INFORMATION SHOWN:
** Start **
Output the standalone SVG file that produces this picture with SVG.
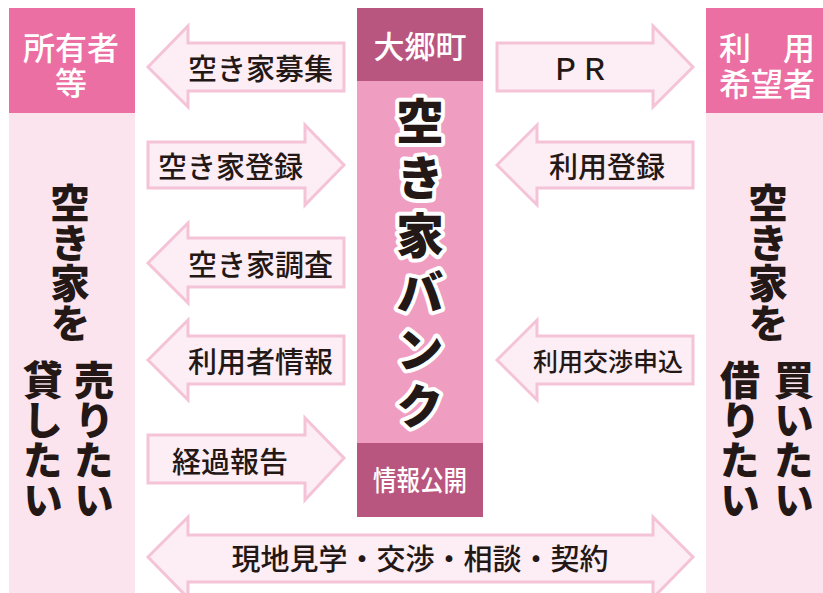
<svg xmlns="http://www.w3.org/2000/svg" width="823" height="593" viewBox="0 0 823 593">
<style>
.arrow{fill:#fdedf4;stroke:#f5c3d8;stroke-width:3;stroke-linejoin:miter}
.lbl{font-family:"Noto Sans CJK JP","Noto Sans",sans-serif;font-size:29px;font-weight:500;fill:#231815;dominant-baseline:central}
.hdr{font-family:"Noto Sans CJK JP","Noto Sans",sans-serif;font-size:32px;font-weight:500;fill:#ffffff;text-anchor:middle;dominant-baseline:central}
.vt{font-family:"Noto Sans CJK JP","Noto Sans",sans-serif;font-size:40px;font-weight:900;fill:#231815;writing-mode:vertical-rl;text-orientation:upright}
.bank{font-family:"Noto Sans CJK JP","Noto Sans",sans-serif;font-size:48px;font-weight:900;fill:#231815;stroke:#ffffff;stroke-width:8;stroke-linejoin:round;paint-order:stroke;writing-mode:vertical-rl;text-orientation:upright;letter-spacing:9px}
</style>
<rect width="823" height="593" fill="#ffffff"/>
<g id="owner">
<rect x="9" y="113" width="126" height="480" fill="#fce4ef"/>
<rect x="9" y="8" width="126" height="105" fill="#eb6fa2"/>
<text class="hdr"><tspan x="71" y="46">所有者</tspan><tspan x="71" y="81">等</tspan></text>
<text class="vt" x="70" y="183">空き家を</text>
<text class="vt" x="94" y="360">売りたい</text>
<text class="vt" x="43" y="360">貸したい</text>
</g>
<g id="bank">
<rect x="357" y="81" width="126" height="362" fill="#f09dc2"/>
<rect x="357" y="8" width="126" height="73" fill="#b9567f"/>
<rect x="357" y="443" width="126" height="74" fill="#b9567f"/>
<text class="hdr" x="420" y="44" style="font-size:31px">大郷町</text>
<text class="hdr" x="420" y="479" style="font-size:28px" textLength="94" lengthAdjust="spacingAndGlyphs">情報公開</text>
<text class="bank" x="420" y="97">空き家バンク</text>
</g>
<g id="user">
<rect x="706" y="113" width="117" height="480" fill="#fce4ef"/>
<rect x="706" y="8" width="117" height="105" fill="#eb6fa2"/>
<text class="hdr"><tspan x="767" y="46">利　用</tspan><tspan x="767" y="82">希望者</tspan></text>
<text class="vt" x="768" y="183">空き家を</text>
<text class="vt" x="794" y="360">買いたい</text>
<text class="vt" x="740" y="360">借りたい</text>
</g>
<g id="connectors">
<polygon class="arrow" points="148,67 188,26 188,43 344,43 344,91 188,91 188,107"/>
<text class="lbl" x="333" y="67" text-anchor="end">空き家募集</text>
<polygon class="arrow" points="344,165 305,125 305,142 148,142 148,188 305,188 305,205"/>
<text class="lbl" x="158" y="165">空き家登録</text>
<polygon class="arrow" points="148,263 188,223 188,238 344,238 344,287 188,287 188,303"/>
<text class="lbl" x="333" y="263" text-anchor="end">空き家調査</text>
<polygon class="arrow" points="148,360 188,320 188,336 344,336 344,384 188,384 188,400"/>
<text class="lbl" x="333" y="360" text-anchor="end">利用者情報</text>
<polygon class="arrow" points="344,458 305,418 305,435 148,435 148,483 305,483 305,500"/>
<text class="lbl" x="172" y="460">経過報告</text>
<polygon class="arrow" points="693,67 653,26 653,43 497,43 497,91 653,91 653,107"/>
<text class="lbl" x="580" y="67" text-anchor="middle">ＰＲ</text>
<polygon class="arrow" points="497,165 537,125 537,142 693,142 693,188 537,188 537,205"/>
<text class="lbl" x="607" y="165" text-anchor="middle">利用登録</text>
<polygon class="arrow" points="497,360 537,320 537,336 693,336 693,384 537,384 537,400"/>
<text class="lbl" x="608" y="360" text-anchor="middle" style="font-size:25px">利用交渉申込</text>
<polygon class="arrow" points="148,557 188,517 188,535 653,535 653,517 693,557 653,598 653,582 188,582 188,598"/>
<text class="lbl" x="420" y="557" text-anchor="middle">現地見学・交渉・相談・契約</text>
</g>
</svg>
** End **
CHALLENGE:
Every line of the data above should be quoted exactly. Omit the pictures.

THE ANSWER:
Output the standalone SVG file that produces this picture with SVG.
<svg xmlns="http://www.w3.org/2000/svg" width="823" height="593" viewBox="0 0 823 593">
<style>
.arrow{fill:#fdedf4;stroke:#f5c3d8;stroke-width:3;stroke-linejoin:miter}
.lbl{font-family:"Noto Sans CJK JP","Noto Sans",sans-serif;font-size:29px;font-weight:500;fill:#231815;dominant-baseline:central}
.hdr{font-family:"Noto Sans CJK JP","Noto Sans",sans-serif;font-size:32px;font-weight:500;fill:#ffffff;text-anchor:middle;dominant-baseline:central}
.vt{font-family:"Noto Sans CJK JP","Noto Sans",sans-serif;font-size:40px;font-weight:900;fill:#231815;writing-mode:vertical-rl;text-orientation:upright}
.bank{font-family:"Noto Sans CJK JP","Noto Sans",sans-serif;font-size:48px;font-weight:900;fill:#231815;stroke:#ffffff;stroke-width:8;stroke-linejoin:round;paint-order:stroke;writing-mode:vertical-rl;text-orientation:upright;letter-spacing:9px}
</style>
<rect width="823" height="593" fill="#ffffff"/>
<g id="owner">
<rect x="9" y="113" width="126" height="480" fill="#fce4ef"/>
<rect x="9" y="8" width="126" height="105" fill="#eb6fa2"/>
<text class="hdr"><tspan x="71" y="46">所有者</tspan><tspan x="71" y="81">等</tspan></text>
<text class="vt" x="70" y="183">空き家を</text>
<text class="vt" x="94" y="360">売りたい</text>
<text class="vt" x="43" y="360">貸したい</text>
</g>
<g id="bank">
<rect x="357" y="81" width="126" height="362" fill="#f09dc2"/>
<rect x="357" y="8" width="126" height="73" fill="#b9567f"/>
<rect x="357" y="443" width="126" height="74" fill="#b9567f"/>
<text class="hdr" x="420" y="44" style="font-size:31px">大郷町</text>
<text class="hdr" x="420" y="479" style="font-size:28px" textLength="94" lengthAdjust="spacingAndGlyphs">情報公開</text>
<text class="bank" x="420" y="97">空き家バンク</text>
</g>
<g id="user">
<rect x="706" y="113" width="117" height="480" fill="#fce4ef"/>
<rect x="706" y="8" width="117" height="105" fill="#eb6fa2"/>
<text class="hdr"><tspan x="767" y="46">利　用</tspan><tspan x="767" y="82">希望者</tspan></text>
<text class="vt" x="768" y="183">空き家を</text>
<text class="vt" x="794" y="360">買いたい</text>
<text class="vt" x="740" y="360">借りたい</text>
</g>
<g id="connectors">
<polygon class="arrow" points="148,67 188,26 188,43 344,43 344,91 188,91 188,107"/>
<text class="lbl" x="333" y="67" text-anchor="end">空き家募集</text>
<polygon class="arrow" points="344,165 305,125 305,142 148,142 148,188 305,188 305,205"/>
<text class="lbl" x="158" y="165">空き家登録</text>
<polygon class="arrow" points="148,263 188,223 188,238 344,238 344,287 188,287 188,303"/>
<text class="lbl" x="333" y="263" text-anchor="end">空き家調査</text>
<polygon class="arrow" points="148,360 188,320 188,336 344,336 344,384 188,384 188,400"/>
<text class="lbl" x="333" y="360" text-anchor="end">利用者情報</text>
<polygon class="arrow" points="344,458 305,418 305,435 148,435 148,483 305,483 305,500"/>
<text class="lbl" x="172" y="460">経過報告</text>
<polygon class="arrow" points="693,67 653,26 653,43 497,43 497,91 653,91 653,107"/>
<text class="lbl" x="580" y="67" text-anchor="middle">ＰＲ</text>
<polygon class="arrow" points="497,165 537,125 537,142 693,142 693,188 537,188 537,205"/>
<text class="lbl" x="607" y="165" text-anchor="middle">利用登録</text>
<polygon class="arrow" points="497,360 537,320 537,336 693,336 693,384 537,384 537,400"/>
<text class="lbl" x="608" y="360" text-anchor="middle" style="font-size:25px">利用交渉申込</text>
<polygon class="arrow" points="148,557 188,517 188,535 653,535 653,517 693,557 653,598 653,582 188,582 188,598"/>
<text class="lbl" x="420" y="557" text-anchor="middle">現地見学・交渉・相談・契約</text>
</g>
</svg>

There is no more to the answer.